Corruption is a pervasive issue that distorts the rule of law, hinders economic development, and fuels organized crime. Because corruption occurs in numerous ways—including bribery, breach of duty, embezzlement, and conflict of interest—it is imperative that researchers and policymakers tackle corruption from various directions. ICCLR adopts this strategy by analyzing and instructing against different forms of municipal, federal, and international corruption.
ICCLR recommends a “systems approach” to criminal law reform, based on a system-wide, strategic, integrated and sustained attempt to enhance the criminal justice process as a whole. The Centre argues that successful systems must adopt empirical foundations that also include key stakeholders and the general population.

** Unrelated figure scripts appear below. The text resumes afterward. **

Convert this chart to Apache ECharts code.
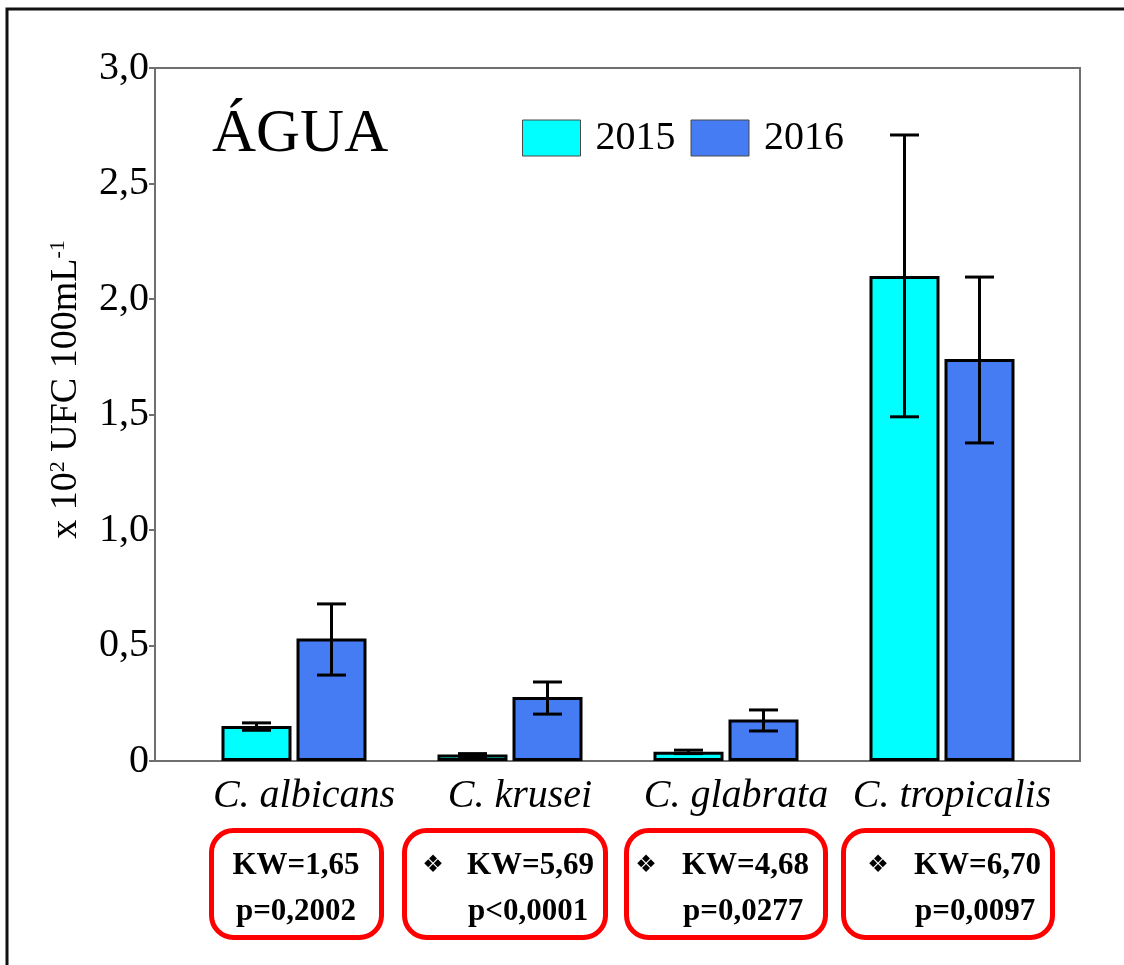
<!DOCTYPE html>
<html>
<head>
<meta charset="utf-8">
<script src="https://cdn.jsdelivr.net/npm/echarts@6/dist/echarts.min.js"></script>
<style>html,body{margin:0;padding:0;background:#fff}#c{width:1124px;height:965px}</style>
</head>
<body>
<div id="c"></div>
<script>
// ---- data ----
const categories = ['C. albicans', 'C. krusei', 'C. glabrata', 'C. tropicalis'];
const seriesNames = ['2015', '2016'];
const mean2015 = [0.152, 0.028, 0.040, 2.10];
const low2015  = [0.133, 0.017, 0.032, 1.49];
const high2015 = [0.165, 0.032, 0.047, 2.71];
const mean2016 = [0.530, 0.277, 0.180, 1.74];
const low2016  = [0.372, 0.203, 0.130, 1.377];
const high2016 = [0.680, 0.342, 0.221, 2.095];
const kwTexts = ['KW=1,65', 'KW=5,69', 'KW=4,68', 'KW=6,70'];
const pTexts  = ['p=0,2002', 'p<0,0001', 'p=0,0277', 'p=0,0097'];
const significant = [false, true, true, true];
const titleText = 'ÁGUA';

// ---- layout / style ----
const SERIF = '"Liberation Serif", "Times New Roman", serif';
const colors = ['#00FFFF', '#457BF3'];
const BAR_W = 70, BAR_GAP_PX = 5;
const boxLayout = [
  {x: 209, w: 175, textX: 296, center: true},
  {x: 402, w: 206, markX: 433, textX: 467},
  {x: 624, w: 204, markX: 646, textX: 682},
  {x: 841, w: 214, markX: 878, textX: 914}
];
const BOX_Y = 828, BOX_H = 112;

function fmtY(v) { return v === 0 ? '0' : v.toFixed(1).replace('.', ','); }

function errData(low, high, s) {
  return low.map((l, i) => [i, l, high[i], s]);
}

const errorSeries = [0, 1].map(s => ({
  type: 'custom',
  xAxisIndex: 1, yAxisIndex: 1,
  z: 10,
  silent: true,
  data: s === 0 ? errData(low2015, high2015, 0) : errData(low2016, high2016, 1),
  renderItem: function (params, api) {
    const c = api.value(0);
    const lo = api.coord([c, api.value(1)]);
    const hi = api.coord([c, api.value(2)]);
    const off = (api.value(3) === 0 ? -1 : 1) * (BAR_W + BAR_GAP_PX) / 2;
    const x = lo[0] + off;
    const cap = 14.5;
    const st = {stroke: '#000', lineWidth: 3};
    return {
      type: 'group',
      children: [
        {type: 'line', shape: {x1: x, y1: lo[1], x2: x, y2: hi[1]}, style: st},
        {type: 'line', shape: {x1: x - cap, y1: hi[1], x2: x + cap, y2: hi[1]}, style: st},
        {type: 'line', shape: {x1: x - cap, y1: lo[1], x2: x + cap, y2: lo[1]}, style: st}
      ]
    };
  }
}));

const graphics = [
  {type: 'rect', shape: {x: 7, y: 9, width: 1300, height: 1100}, style: {fill: 'none', stroke: '#111', lineWidth: 3}, z: 100}
];
boxLayout.forEach((b, i) => {
  graphics.push({type: 'rect', shape: {x: b.x + 2.5, y: BOX_Y + 2.5, width: b.w - 5, height: BOX_H - 5, r: 22},
    style: {fill: 'none', stroke: '#FF0000', lineWidth: 5}, z: 100});
  const align = b.center ? 'center' : 'left';
  graphics.push({type: 'text', x: b.textX, y: 866, z: 100,
    style: {text: kwTexts[i], font: 'bold 31px ' + SERIF, fill: '#000', textAlign: align, textVerticalAlign: 'middle'}});
  graphics.push({type: 'text', x: b.textX + (b.center ? 0 : 1), y: 912, z: 100,
    style: {text: pTexts[i], font: 'bold 31px ' + SERIF, fill: '#000', textAlign: align, textVerticalAlign: 'middle'}});
  if (significant[i]) {
    graphics.push({type: 'text', x: b.markX, y: 866, z: 100,
      style: {text: '\u2756', font: '24px "DejaVu Sans"', fill: '#000', textAlign: 'center', textVerticalAlign: 'middle'}});
  }
});

const option = {
  animation: false,
  backgroundColor: '#fff',
  title: {
    text: titleText, left: 212, top: 104, padding: 0,
    textStyle: {fontFamily: SERIF, fontSize: 61, fontWeight: 'normal', color: '#000'}
  },
  legend: {
    left: 522, top: 118, padding: 0,
    itemWidth: 58, itemHeight: 36, itemGap: 15,
    icon: 'rect',
    data: seriesNames,
    itemStyle: {borderWidth: 1, borderColor: '#4a4a4a'},
    textStyle: {fontFamily: SERIF, fontSize: 40, color: '#000', padding: [0, 0, 0, 10]}
  },
  grid: [
    {left: 155, top: 68, width: 925, height: 693, show: true, borderColor: '#6f6f6f', borderWidth: 2},
    {left: 186, top: 68, width: 864, height: 693}
  ],
  xAxis: [
    {type: 'value', gridIndex: 0, min: 0, max: 1, show: false},
    {type: 'category', gridIndex: 1, data: categories,
      axisLine: {show: false}, axisTick: {show: false},
      axisLabel: {interval: 0, fontFamily: SERIF, fontSize: 40, fontStyle: 'italic', color: '#000', margin: 15,
        padding: [0, 0, 0, 20]}}
  ],
  yAxis: [
    {type: 'value', gridIndex: 0, min: 0, max: 3, interval: 0.5,
      splitLine: {show: false},
      axisLine: {show: true, lineStyle: {color: '#6f6f6f', width: 2}},
      axisTick: {show: true, length: 6, lineStyle: {color: '#6f6f6f', width: 2}},
      axisLabel: {formatter: fmtY, fontFamily: SERIF, fontSize: 40, color: '#000', margin: 6},
      name: '{n|x 10}{s|2}{n| UFC 100mL}{s|-1}',
      nameLocation: 'middle', nameRotate: 90, nameGap: 70,
      nameTextStyle: {
        padding: [0, 0, 0, 50],
        rich: {
          n: {fontFamily: SERIF, fontSize: 38, color: '#000'},
          s: {fontFamily: SERIF, fontSize: 22, color: '#000', verticalAlign: 'top', padding: [0, 0, 14, 0]}
        }
      }
    },
    {type: 'value', gridIndex: 1, min: 0, max: 3, show: false}
  ],
  series: [
    {name: seriesNames[0], type: 'bar', xAxisIndex: 1, yAxisIndex: 1, data: mean2015,
      barWidth: BAR_W, barGap: (BAR_GAP_PX / BAR_W * 100) + '%',
      itemStyle: {color: colors[0], borderColor: '#000', borderWidth: 3}},
    {name: seriesNames[1], type: 'bar', xAxisIndex: 1, yAxisIndex: 1, data: mean2016,
      barWidth: BAR_W, barGap: (BAR_GAP_PX / BAR_W * 100) + '%',
      itemStyle: {color: colors[1], borderColor: '#000', borderWidth: 3}},
    ...errorSeries
  ],
  graphic: graphics
};

const chart = echarts.init(document.getElementById('c'), null, {renderer: 'canvas'});
chart.setOption(option);
</script>
</body>
</html>
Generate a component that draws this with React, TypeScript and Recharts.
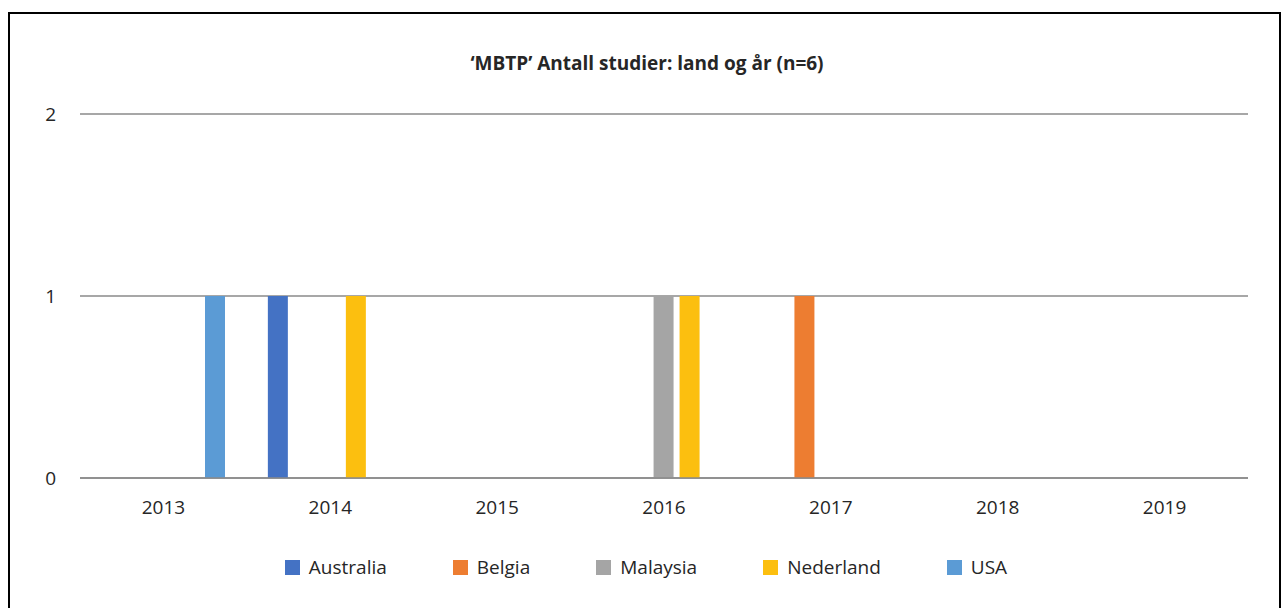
import { BarChart, Bar, XAxis, YAxis, CartesianGrid } from "recharts";

const years = ["2013", "2014", "2015", "2016", "2017", "2018", "2019"];
const australia = [0, 1, 0, 0, 0, 0, 0];
const belgia = [0, 0, 0, 0, 1, 0, 0];
const malaysia = [0, 0, 0, 1, 0, 0, 0];
const nederland = [0, 1, 0, 1, 0, 0, 0];
const usa = [1, 0, 0, 0, 0, 0, 0];
const yTicks = [0, 1, 2];

const series = [
  { key: "australia", name: "Australia", values: australia, color: "#4472C4" },
  { key: "belgia", name: "Belgia", values: belgia, color: "#ED7D31" },
  { key: "malaysia", name: "Malaysia", values: malaysia, color: "#A5A5A5" },
  { key: "nederland", name: "Nederland", values: nederland, color: "#FCBF0F" },
  { key: "usa", name: "USA", values: usa, color: "#5B9BD5" },
];

const data = years.map((year, i) => {
  const row: Record<string, string | number> = { year };
  series.forEach((s) => {
    row[s.key] = s.values[i];
  });
  return row;
});

const font = "'Open Sans', sans-serif";
const textColor = "#262626";

export default function App() {
  return (
    <div
      style={{
        position: "absolute",
        left: 8,
        top: 12,
        width: 1273,
        height: 596,
        boxSizing: "border-box",
        borderTop: "2px solid #000",
        borderLeft: "2px solid #000",
        borderRight: "2px solid #000",
        background: "#fff",
        fontFamily: font,
      }}
    >
      <div
        style={{
          position: "absolute",
          left: 0,
          top: 36,
          width: 1274,
          textAlign: "center",
          fontWeight: 700,
          fontSize: 19,
          color: textColor,
        }}
      >
        ‘MBTP’ Antall studier: land og år (n=6)
      </div>
      <BarChart
        width={1269}
        height={594}
        data={data}
        margin={{ top: 100, right: 31, left: 30, bottom: 100 }}
        barSize={20}
        barGap={6}
      >
        <CartesianGrid vertical={false} stroke="#8a8a8a" strokeWidth={1.3} />
        <XAxis
          dataKey="year"
          height={30}
          tickLine={false}
          tickSize={0}
          tickMargin={23}
          axisLine={{ stroke: "#8a8a8a", strokeWidth: 1.5 }}
          tick={{ fill: textColor, fontSize: 19, fontFamily: font }}
        />
        <YAxis
          width={40}
          domain={[0, 2]}
          ticks={yTicks}
          axisLine={false}
          tickLine={false}
          tickSize={0}
          tickMargin={24}
          tick={{ fill: textColor, fontSize: 19, fontFamily: font }}
        />
        {series.map((s) => (
          <Bar
            key={s.key}
            dataKey={s.key}
            name={s.name}
            fill={s.color}
            isAnimationActive={false}
          />
        ))}
      </BarChart>
      <div
        style={{
          position: "absolute",
          left: 0,
          top: 540,
          width: 1272,
          display: "flex",
          justifyContent: "center",
          alignItems: "center",
          gap: 66,
          fontSize: 19,
          color: textColor,
        }}
      >
        {series.map((s) => (
          <div key={s.key} style={{ display: "flex", alignItems: "center" }}>
            <span
              style={{
                display: "inline-block",
                width: 15,
                height: 15,
                background: s.color,
                marginRight: 9,
              }}
            />
            <span>{s.name}</span>
          </div>
        ))}
      </div>
    </div>
  );
}
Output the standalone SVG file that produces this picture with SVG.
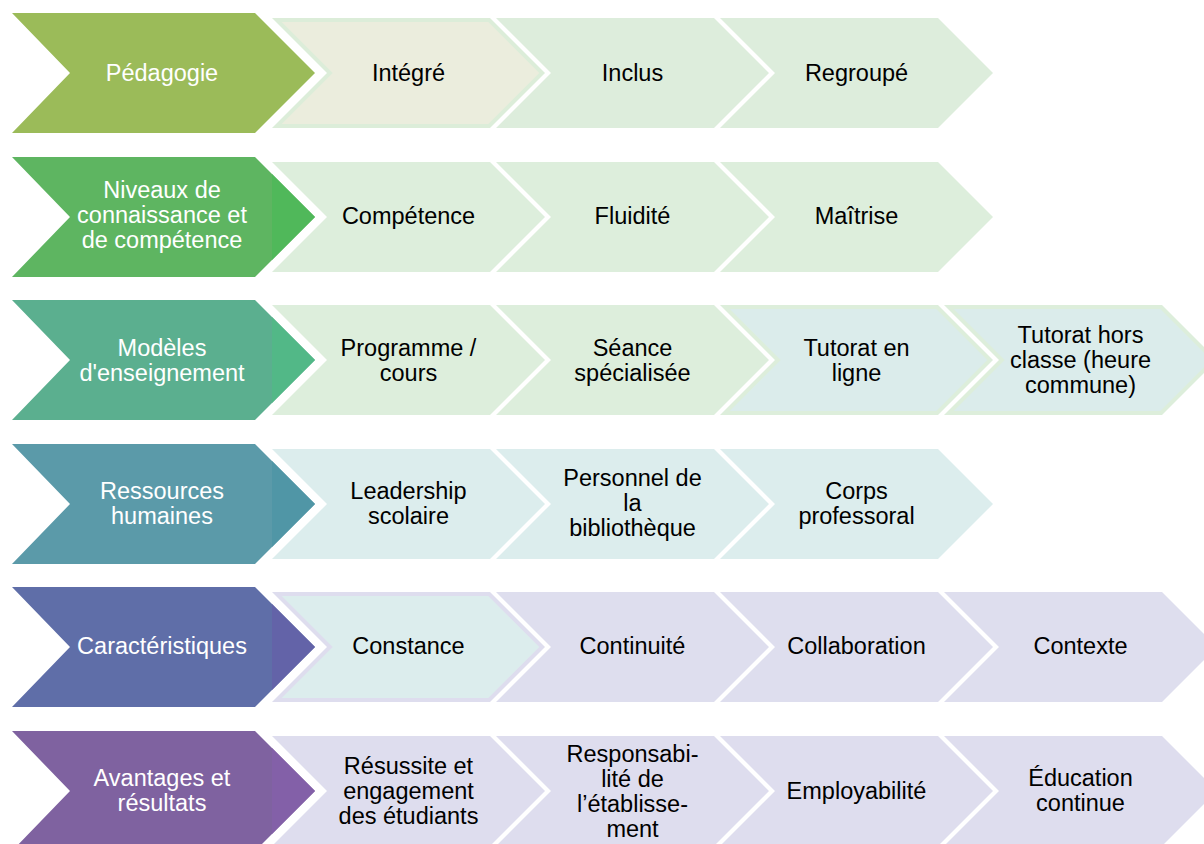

Since its establishment, ICCLR has worked to improve the means by which states utilize international cooperation mechanisms when investigating and prosecuting crime. ICCLR provides expert assistance, analysis and advice to policymakers, criminal justice actors and members of civil society—both at home and around the globe.
An inefficient criminal justice system damages the system’s credibility and arguably weakens the rule of law. Although there has been renewed attention to the problem of justice system inefficiencies in several jurisdictions in Canada and abroad, the area of study still lacks empirical research. ICCLR promotes such research to perform criminal justice reforms that can improve the effectiveness, efficiency, and legitimacy of criminal justice systems.
ICCLR seeks to understand the needs of victims of violence and to reduce the frequency and impact of victimization. The Centre advances this goal by studying potential forms of violent crime, such as terrorism, forced marriages, and human trafficking. In all of its work, ICCLR aims to strengthen the rights of the victim.